One Language, Three Engines The design was correct. The performance was improved. jq language functional, generators, backtracking jq C (original, 2012) 822 KB binary 33,700+ stars Stephen Dolan jaq Rust (2021) 5-10x faster Same syntax Michael Färber gojq Go (2019) Pure reimplementation Same syntax itchyny When the design is right, you rewrite the engine. Not the grammar.

The Custodian Changes, the Tool Endures

Dolan left the project around 2019 for Jane Street, where he now works on the OCaml compiler. A PhD in Algebraic Subtyping, supervised by Alan Mycroft at Cambridge, followed by a career designing type systems for a trading firm. The pedigree explains the language: jq feels like it was written by someone who understands type theory. It was.

The community formed jqlang. Version 1.7 arrived in September 2023, after a five-year gap since 1.6. Version 1.8 followed in 2025. The tool did not notice the absence of its creator. It continued parsing. One might observe that this is rather the point of writing a tool that does one thing well.
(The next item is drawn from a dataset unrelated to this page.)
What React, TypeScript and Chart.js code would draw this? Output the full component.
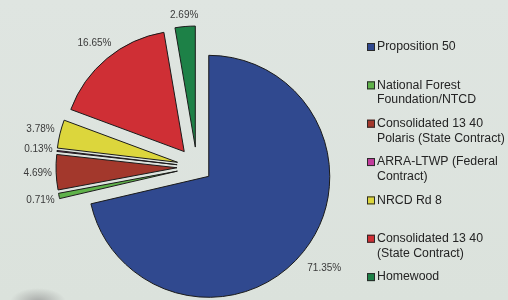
import React, { useEffect, useRef } from "react";
import { Chart, registerables } from "chart.js";

Chart.register(...registerables);

// ---- data ----
const categories = [
  "Proposition 50",
  "National Forest Foundation/NTCD",
  "Consolidated 13 40 Polaris (State Contract)",
  "ARRA-LTWP (Federal Contract)",
  "NRCD Rd 8",
  "Consolidated 13 40 (State Contract)",
  "Homewood",
];
const legendLines = [
  ["Proposition 50"],
  ["National Forest", "Foundation/NTCD"],
  ["Consolidated 13 40", "Polaris (State Contract)"],
  ["ARRA-LTWP (Federal", "Contract)"],
  ["NRCD Rd 8"],
  ["Consolidated 13 40", "(State Contract)"],
  ["Homewood"],
];
const shares = [71.35, 0.71, 4.69, 0.13, 3.78, 16.65, 2.69];
const colors = ["#30498f", "#5fb24a", "#a3382c", "#c23c9c", "#dcd63c", "#cf2f35", "#1d8147"];
const explode = [15, 20, 20, 20, 20, 20, 20];
const labelGap = [10, 4, 4, 4, 5, 5, 5];

const explodePlugin = {
  id: "explodeSlices",
  afterDatasetsUpdate(chart: any) {
    const meta = chart.getDatasetMeta(0);
    meta.data.forEach((arc: any, i: number) => {
      const mid = (arc.startAngle + arc.endAngle) / 2;
      const d = explode[i] || 0;
      arc.x += Math.cos(mid) * d;
      arc.y += Math.sin(mid) * d;
    });
  },
};

const labelPlugin = {
  id: "pctLabels",
  afterDatasetsDraw(chart: any) {
    const ctx = chart.ctx;
    const meta = chart.getDatasetMeta(0);
    ctx.save();
    ctx.font = "10px 'Liberation Sans', Arial, sans-serif";
    ctx.fillStyle = "#3a3a3a";
    ctx.textAlign = "center";
    ctx.textBaseline = "middle";
    meta.data.forEach((arc: any, i: number) => {
      const txt = shares[i].toFixed(2) + "%";
      const mid = (arc.startAngle + arc.endAngle) / 2;
      const dx = Math.cos(mid);
      const dy = Math.sin(mid);
      const hw = ctx.measureText(txt).width / 2;
      const hh = 5;
      const t = arc.outerRadius + labelGap[i] + Math.abs(dx) * hw + Math.abs(dy) * hh;
      ctx.fillText(txt, arc.x + dx * t, arc.y + dy * t);
    });
    ctx.restore();
  },
};

const legendPlugin = {
  id: "sideLegend",
  afterDraw(chart: any) {
    const ctx = chart.ctx;
    ctx.save();
    ctx.font = "12.3px 'Liberation Sans', Arial, sans-serif";
    ctx.textBaseline = "middle";
    ctx.textAlign = "left";
    const startY = 47;
    const pitch = 38.35;
    const lineH = 14.5;
    legendLines.forEach((lines, i) => {
      const y = startY + i * pitch;
      ctx.fillStyle = colors[i];
      ctx.fillRect(367, y - 4, 8, 8);
      ctx.strokeStyle = "#2a2a2a";
      ctx.lineWidth = 1;
      ctx.strokeRect(367.5, y - 3.5, 7, 7);
      ctx.fillStyle = "#242424";
      lines.forEach((ln, j) => ctx.fillText(ln, 377, y + j * lineH));
    });
    ctx.restore();
  },
};

export default function App() {
  const ref = useRef<HTMLCanvasElement | null>(null);
  useEffect(() => {
    if (!ref.current) return;
    const chart = new Chart(ref.current, {
      type: "pie",
      data: {
        labels: categories,
        datasets: [
          {
            data: shares,
            backgroundColor: colors,
            borderColor: "#1a1a1a",
            borderWidth: 1,
            borderJoinStyle: "miter",
          } as any,
        ],
      },
      options: {
        animation: false,
        responsive: true,
        maintainAspectRatio: false,
        radius: 121,
        layout: { padding: { left: 0, right: 114, top: 34, bottom: 0 } },
        plugins: {
          legend: { display: false },
          tooltip: { enabled: false },
          title: { display: false },
        },
      } as any,
      plugins: [explodePlugin, labelPlugin, legendPlugin],
    });
    return () => chart.destroy();
  }, []);

  return (
    <div
      style={{
        position: "fixed",
        left: 0,
        top: 0,
        width: 508,
        height: 300,
        background:
          "radial-gradient(ellipse 28px 14px at 38px 302px, rgba(130,130,130,0.6), rgba(130,130,130,0) 100%), linear-gradient(180deg, #dfe5e1 0%, #dbe2dc 100%)",
      }}
    >
      <canvas ref={ref} />
    </div>
  );
}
Timeline 2012 First release MIT licence 2015 v1.5 Major features 2018 v1.6 Last by Dolan 2023 v1.7 jqlang community 2024 Formal spec Färber, arXiv 2025 v1.8 5-year gap The tool did not notice. No formal spec for 12 years. The code was the spec. The spec agreed with the code.

The Point

Forty years of Unix tools for flat text. Forty years of grep and awk and sed and sort and cut and paste, each doing one thing brilliantly, all of them blind to the data format that had quietly taken over the world.

One PhD student at Cambridge added trees. He wrote a functional language with generators and backtracking, compiled it to a bytecode VM, shipped it as an 822 KB binary, and walked away to work on type theory. The community rewrote the engine twice, in two different languages, and kept the grammar untouched. Someone formalised the specification twelve years later and found it agreed with the implementation. The tool spent five years without its creator and continued parsing without complaint.

822 KB. Technical beauty emerges from reduction.